We lean on our digital devices for a lot of things. They provide directions, curate the music we listen to, and keep us in constant communication with the wider world. They are our pocket meteorologist, physician, personal assistant, and occasional babysitter.
These devices’ utility seems to justify their ubiquity, and rarely is this more the case than when we need to occupy our kids on long car rides. Today an otherworldly glow emanates from the eerily calm backseats of modern America’s mini-vans. I know what you’re thinking dear reader, but Chris, these devices have been a godsend. The days before the iPad were dark days indeed, days of seat kicking, sibling punching, Kool-Aid spewing backseat mayhem. Today’s road trips are no longer punctuated by the hourly threat to “turn this car around!” but instead by the brief interlude between episodes of a Netflix binge.

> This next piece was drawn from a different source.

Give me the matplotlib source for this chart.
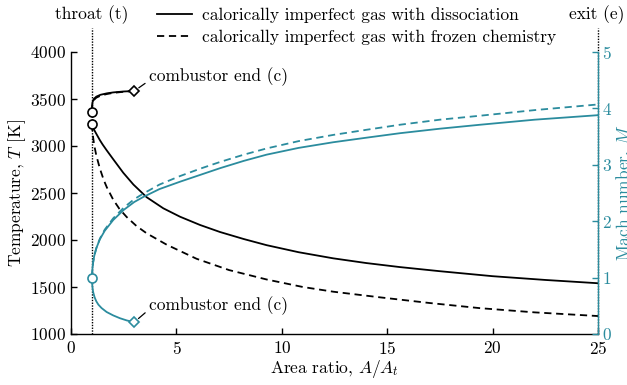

Ought we return to a time when our 9-year-olds obsessively read aloud every bumper sticker they saw in poorly executed Scottish accents (Ba-ad Cup, Nu Doo-Newt!)? No, that’s not what I’m suggesting. But we could take a closer look at road trips spent with our kids silently staring into their laps instead of out the window. Culturally, we’re starting a new conversation about the potential downsides of extended screen time and social media for ourselves and our kids. One where a family road trip spent immersed in the digital effectively eliminates both the “family” and “road” parts of the equation.
So what’s the alternative? Like, talk? To my kids?! Ha, of course not! Who said it’s the kids who need entertaining? Mom and Dad are just as bored and only half as imaginative.
Here’s a list of alternatives to on-the-road screen time that will get you and your kids talking (and thinking).
One player chooses a person, place, or thing and the other players have a total of twenty questions to guess the right answer. Toughen the challenge by limiting questions to yes or no answers.
This can be done in a number of ways, choosing road signs, billboards, fast food restaurants, and then seeing who can spot the most new words starting with a given letter.
The starting player begins with the phrase “I spy with my little eye something…” followed by a visual clue i.e. something brown, something shiny, etc. Players try to guess the object. The spying player adds a detail with each round. The winning player is the one who achieves the most rounds without a correct guess.
This one begins with “I’m coming to the picnic and in my basket I’m bringing apples.” The next player adds to the list as follows, “I’m coming to the picnic and in my basket I’m bringing apples and beets…” With each new player an item is added. The last player to remember all the items without forgetting one is declared the winner. This can be done in alphabetical order, by theme (say food or animals), or you can make up your own variant.
You can make these up on flash cards ahead of time (and to save for later) or make these up as you go along. Examples might include, Would you rather have x-ray vision or be able to fly? Would you rather be president or a movie star? Would you rather have a pet unicorn or a pet dinosaur?
Make a list of common roadside items i.e. brown cows, green gas station sign, fruit stand, etc. Print a list for each kid to see who can check off the most things they see along the way.
The classic spelling and vocabulary game. The picture of the hangman is completed step-by-step whenever a player guesses a letter wrong.
One player starts with a “Fortunately,” like “Fortunately the dog was asleep…” The next player has to add an “Unfortunately” like “Unfortunately the cat was not…” Players have only 5 seconds to come up with a follow-up or they get a strike. Three strikes and they are out. The final player standing wins. (Don’t forget to assign a timekeeper.)
This can begin with anything, “Once upon a time…” or “It was a dark and stormy night…” are go-to starters. Pass around the story and see where it leads.
This can be done with any broad category like animals, places, people, food, etc. Once you have your category a player starts with a word, the next player must start their word with the last letter of the prior player’s word, the next player switches to begin with the first letter, and so on switching between the first and last letters. Example: hippo, octopus, snake, elephant, turtle…
Assign a timekeeper. Each player gets 30 seconds to name as many A-words, B-words, and so on. Each new turn is a different letter and each word is a point. Whoever has the most at the end of the alphabet wins.
This one is good for getting to know people better, cousins, co-workers, as well as our own kids (or parents even!). Players tell two truths and a lie about themselves and the other players have to guess which one was the lie.
Give each kid a spiral notebook in which they can write about the pitstops and tourist traps, best and worst meals, etc. They can add items they find along the way (with Scotch tape). It’s especially fun to read these years later not only as a document of the journey but also as a window into who your kids were at a given age.
We play iSpy all the time with our 2 year old, this works well in the car too!